◆ The task
Write out each line that follows exactly as it stands, without the pictures.
----
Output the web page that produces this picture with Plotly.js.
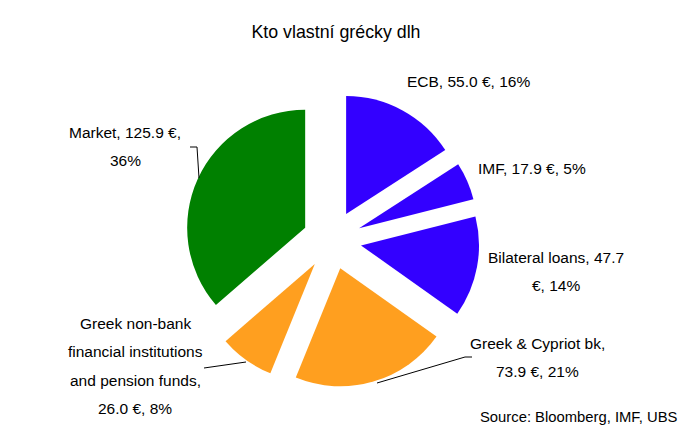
<!DOCTYPE html>
<html>
<head>
<meta charset="utf-8">
<script src="https://cdn.plot.ly/plotly-3.0.1.min.js"></script>
<style>html,body{margin:0;padding:0;background:#fff;}#chart{width:700px;height:434px;}</style>
</head>
<body>
<div id="chart"></div>
<script>
// ---- data ----
const categories = ["ECB", "IMF", "Bilateral loans", "Greek & Cypriot bk", "Greek non-bank financial institutions and pension funds", "Market"];
const values = [55.0, 17.9, 47.7, 73.9, 26.0, 125.9];
const colors = ["#3300FF", "#3300FF", "#3300FF", "#FF9F1F", "#FF9F1F", "#008000"];
// words per line of each slice label
const wrapWords = [[4], [4], [3, 2], [4, 3], [2, 2, 3, 3], [3, 1]];
const titleText = "Kto vlastní grécky dlh";
const sourceText = "Source: Bloomberg, IMF, UBS";

// ---- layout positions (px) ----
const W = 700, H = 434;
const labelPos = [
  {x: 468, y: 81},
  {x: 532, y: 168},
  {x: 556, y: 257},
  {x: 537, y: 343},
  {x: 135, y: 323},
  {x: 125, y: 132}
];
const lineGap = 28.5;
const leaders = [
  [[190, 147], [197, 147], [199, 178]],
  [[204, 368], [246, 362]],
  [[377, 383], [465, 357], [472, 357]]
];

const total = values.reduce((a, b) => a + b, 0);
const fullTexts = categories.map((c, i) =>
  `${c}, ${values[i].toFixed(1)} €, ${Math.round(values[i] / total * 100)}%`);

const fontFam = "Liberation Sans, Arial, sans-serif";
const annotations = [];
fullTexts.forEach((t, i) => {
  const words = t.split(" ");
  let k = 0;
  wrapWords[i].forEach((n, j) => {
    const line = words.slice(k, k + n).join(" ");
    k += n;
    annotations.push({
      xref: "paper", yref: "paper",
      x: labelPos[i].x / W, y: 1 - (labelPos[i].y + j * lineGap) / H,
      xanchor: "center", yanchor: "middle",
      text: line, showarrow: false,
      font: {family: fontFam, size: 15.5, color: "#000"}
    });
  });
});
annotations.push({
  xref: "paper", yref: "paper", x: 578 / W, y: 1 - 417 / H,
  xanchor: "center", yanchor: "middle", text: sourceText, showarrow: false,
  font: {family: fontFam, size: 14.8, color: "#000"}
});

const shapes = leaders.map(pts => ({
  type: "path", xref: "paper", yref: "paper",
  path: pts.map((p, j) => (j ? "L" : "M") + (p[0] / W) + "," + (1 - p[1] / H)).join(" "),
  line: {color: "#000", width: 1}
}));

const cx = 332, cy = 240, r = 118, pull = 0.25;
const half = r * (1 + pull);
const trace = {
  type: "pie",
  labels: categories,
  values: values,
  sort: false,
  direction: "clockwise",
  rotation: 0,
  pull: values.map(() => pull),
  marker: {colors: colors, line: {width: 0}},
  textinfo: "none",
  hoverinfo: "label+value+percent",
  showlegend: false,
  domain: {x: [(cx - half) / W, (cx + half) / W], y: [1 - (cy + half) / H, 1 - (cy - half) / H]}
};

const layout = {
  width: W, height: H,
  margin: {l: 0, r: 0, t: 0, b: 0},
  paper_bgcolor: "#fff",
  showlegend: false,
  title: {text: titleText, x: 336 / W, xanchor: "center", y: 1 - 32 / H, yanchor: "middle",
          font: {family: fontFam, size: 17.8, color: "#000"}},
  annotations: annotations,
  shapes: shapes
};

Plotly.newPlot("chart", [trace], layout, {displayModeBar: false, staticPlot: true});
</script>
</body>
</html>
----
◆ Task response
Output the web page that produces this picture with Plotly.js.
<!DOCTYPE html>
<html>
<head>
<meta charset="utf-8">
<script src="https://cdn.plot.ly/plotly-3.0.1.min.js"></script>
<style>html,body{margin:0;padding:0;background:#fff;}#chart{width:700px;height:434px;}</style>
</head>
<body>
<div id="chart"></div>
<script>
// ---- data ----
const categories = ["ECB", "IMF", "Bilateral loans", "Greek & Cypriot bk", "Greek non-bank financial institutions and pension funds", "Market"];
const values = [55.0, 17.9, 47.7, 73.9, 26.0, 125.9];
const colors = ["#3300FF", "#3300FF", "#3300FF", "#FF9F1F", "#FF9F1F", "#008000"];
// words per line of each slice label
const wrapWords = [[4], [4], [3, 2], [4, 3], [2, 2, 3, 3], [3, 1]];
const titleText = "Kto vlastní grécky dlh";
const sourceText = "Source: Bloomberg, IMF, UBS";

// ---- layout positions (px) ----
const W = 700, H = 434;
const labelPos = [
  {x: 468, y: 81},
  {x: 532, y: 168},
  {x: 556, y: 257},
  {x: 537, y: 343},
  {x: 135, y: 323},
  {x: 125, y: 132}
];
const lineGap = 28.5;
const leaders = [
  [[190, 147], [197, 147], [199, 178]],
  [[204, 368], [246, 362]],
  [[377, 383], [465, 357], [472, 357]]
];

const total = values.reduce((a, b) => a + b, 0);
const fullTexts = categories.map((c, i) =>
  `${c}, ${values[i].toFixed(1)} €, ${Math.round(values[i] / total * 100)}%`);

const fontFam = "Liberation Sans, Arial, sans-serif";
const annotations = [];
fullTexts.forEach((t, i) => {
  const words = t.split(" ");
  let k = 0;
  wrapWords[i].forEach((n, j) => {
    const line = words.slice(k, k + n).join(" ");
    k += n;
    annotations.push({
      xref: "paper", yref: "paper",
      x: labelPos[i].x / W, y: 1 - (labelPos[i].y + j * lineGap) / H,
      xanchor: "center", yanchor: "middle",
      text: line, showarrow: false,
      font: {family: fontFam, size: 15.5, color: "#000"}
    });
  });
});
annotations.push({
  xref: "paper", yref: "paper", x: 578 / W, y: 1 - 417 / H,
  xanchor: "center", yanchor: "middle", text: sourceText, showarrow: false,
  font: {family: fontFam, size: 14.8, color: "#000"}
});

const shapes = leaders.map(pts => ({
  type: "path", xref: "paper", yref: "paper",
  path: pts.map((p, j) => (j ? "L" : "M") + (p[0] / W) + "," + (1 - p[1] / H)).join(" "),
  line: {color: "#000", width: 1}
}));

const cx = 332, cy = 240, r = 118, pull = 0.25;
const half = r * (1 + pull);
const trace = {
  type: "pie",
  labels: categories,
  values: values,
  sort: false,
  direction: "clockwise",
  rotation: 0,
  pull: values.map(() => pull),
  marker: {colors: colors, line: {width: 0}},
  textinfo: "none",
  hoverinfo: "label+value+percent",
  showlegend: false,
  domain: {x: [(cx - half) / W, (cx + half) / W], y: [1 - (cy + half) / H, 1 - (cy - half) / H]}
};

const layout = {
  width: W, height: H,
  margin: {l: 0, r: 0, t: 0, b: 0},
  paper_bgcolor: "#fff",
  showlegend: false,
  title: {text: titleText, x: 336 / W, xanchor: "center", y: 1 - 32 / H, yanchor: "middle",
          font: {family: fontFam, size: 17.8, color: "#000"}},
  annotations: annotations,
  shapes: shapes
};

Plotly.newPlot("chart", [trace], layout, {displayModeBar: false, staticPlot: true});
</script>
</body>
</html>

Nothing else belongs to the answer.